Nine hours later, however, that flight had landed in Baghdad with a grinning George Galloway, the Labour backbencher and campaigner opposing sanctions against Iraq, stepping on to the tarmac. And with that, the policy of Washington and London for an air embargo against Iraq had been blown wide open.
This was the latest hole in the campaign to isolate Saddam Hussein through an international boycott. Those arriving on the plane found Baghdad hosting an international trade fair attended by ministers and business executives from 45 countries, eager to get a slice of the billions of pounds in contracts being handed out to rebuild the country after the Gulf War.
Among those present were representatives from France, China and Russia as well as other European Union countries, including Germany and Belgium. The only ones missing were the US and Britain, unbending in their hostility.
That is why the flight from Britain was seen as of enormous symbolic significance by both sides in the sanctions dispute. It was the only time so far that a plane had managed to make the unauthorised journey.
And it turned into a major victory for the opponents of sanctions after the Foreign Office in London, who have always said flights of this kind were illegal, conceded that the authorities were powerless to act because the plane had originally left for Bulgaria. It had blocked every previous attempt at such a journey, however, and Peter Hain, the Foreign Officer minister responsible for the Middle East, described the more liberal French position on air embargoes as "pretty contemptible".
So flight L2-011 was organised in great secrecy. Those on board, apart from Mr Galloway, were the Labour peer Baron Rea of Eskerdale; Father Noel Barry, a former press officer for Cardinal Thomas Winning; Andy Darmoo, an Iraqi-born British businessman; Fawaz Zureikat, a Jordanian businessman; Stuart Halford, of the Mariam Appeal, which raises funds for Iraq; a reporter from The Independent on Sunday and a photographer.
There was trepidation, though, at the possibility that the British government would find out and the flight would not be allowed to take off. But take off it did, arriving at the Bulgarian resort of Plovdiv, for a fuel stop, three hours later.

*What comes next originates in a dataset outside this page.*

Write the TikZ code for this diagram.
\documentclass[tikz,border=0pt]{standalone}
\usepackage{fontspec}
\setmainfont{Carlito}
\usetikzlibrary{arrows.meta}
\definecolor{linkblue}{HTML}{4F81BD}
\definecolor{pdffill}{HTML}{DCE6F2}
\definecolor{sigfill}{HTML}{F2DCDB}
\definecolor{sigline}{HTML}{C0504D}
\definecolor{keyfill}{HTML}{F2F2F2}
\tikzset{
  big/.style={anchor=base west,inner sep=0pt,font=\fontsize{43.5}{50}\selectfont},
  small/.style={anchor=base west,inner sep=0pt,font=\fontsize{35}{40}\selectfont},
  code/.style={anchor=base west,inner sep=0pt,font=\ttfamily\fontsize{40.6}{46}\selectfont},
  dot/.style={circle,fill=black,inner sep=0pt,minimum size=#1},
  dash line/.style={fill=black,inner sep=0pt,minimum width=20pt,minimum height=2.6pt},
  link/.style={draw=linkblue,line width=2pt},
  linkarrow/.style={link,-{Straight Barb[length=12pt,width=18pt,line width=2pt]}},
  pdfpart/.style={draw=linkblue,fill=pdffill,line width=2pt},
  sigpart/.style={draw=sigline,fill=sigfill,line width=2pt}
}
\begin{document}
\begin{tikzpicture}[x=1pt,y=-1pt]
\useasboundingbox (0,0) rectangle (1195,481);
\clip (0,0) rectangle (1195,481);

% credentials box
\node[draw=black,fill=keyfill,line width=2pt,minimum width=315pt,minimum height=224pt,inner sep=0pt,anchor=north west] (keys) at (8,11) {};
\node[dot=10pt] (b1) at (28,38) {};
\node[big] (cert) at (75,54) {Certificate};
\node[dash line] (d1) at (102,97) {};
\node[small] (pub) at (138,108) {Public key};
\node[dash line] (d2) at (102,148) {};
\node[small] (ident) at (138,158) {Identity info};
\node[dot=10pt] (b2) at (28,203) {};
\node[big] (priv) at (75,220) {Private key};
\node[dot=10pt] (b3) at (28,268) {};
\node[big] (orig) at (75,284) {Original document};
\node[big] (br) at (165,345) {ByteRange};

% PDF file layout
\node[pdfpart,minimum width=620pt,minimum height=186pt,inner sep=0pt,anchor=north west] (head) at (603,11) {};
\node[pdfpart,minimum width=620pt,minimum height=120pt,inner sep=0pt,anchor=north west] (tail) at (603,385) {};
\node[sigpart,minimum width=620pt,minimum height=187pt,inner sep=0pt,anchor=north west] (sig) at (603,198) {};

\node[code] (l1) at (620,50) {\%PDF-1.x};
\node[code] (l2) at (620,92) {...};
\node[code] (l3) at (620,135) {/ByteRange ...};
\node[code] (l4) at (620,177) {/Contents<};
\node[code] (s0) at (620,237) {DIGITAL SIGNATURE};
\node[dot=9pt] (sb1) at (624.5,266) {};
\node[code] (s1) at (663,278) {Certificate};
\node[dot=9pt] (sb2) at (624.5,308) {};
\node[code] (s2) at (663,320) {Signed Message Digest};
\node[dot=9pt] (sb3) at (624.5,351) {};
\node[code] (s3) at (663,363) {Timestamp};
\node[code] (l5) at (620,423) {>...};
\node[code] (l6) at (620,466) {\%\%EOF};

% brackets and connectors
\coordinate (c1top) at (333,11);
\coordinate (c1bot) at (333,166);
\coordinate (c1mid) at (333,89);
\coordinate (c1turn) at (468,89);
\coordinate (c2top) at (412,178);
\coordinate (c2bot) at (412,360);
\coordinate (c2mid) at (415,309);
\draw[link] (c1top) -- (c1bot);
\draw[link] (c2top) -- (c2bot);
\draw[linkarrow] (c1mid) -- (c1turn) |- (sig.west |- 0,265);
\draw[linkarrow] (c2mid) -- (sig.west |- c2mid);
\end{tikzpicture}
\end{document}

The Bulgarian foreign minister, Nikolai Milkov, was a party to the subterfuge, promising that the onward journey would not be stopped, and Mr Galloway declared: "The air embargo no longer exists."
Yesterday morning Konrad Hauser, a German businessman, in Baghdad for the trade fair, said he found the British attitude amusing.
"They are simply losing out by blindly following the Americans," he said. "With the price of oil as it is there are millions to be made here. I wonder how British businessmen feel about that?"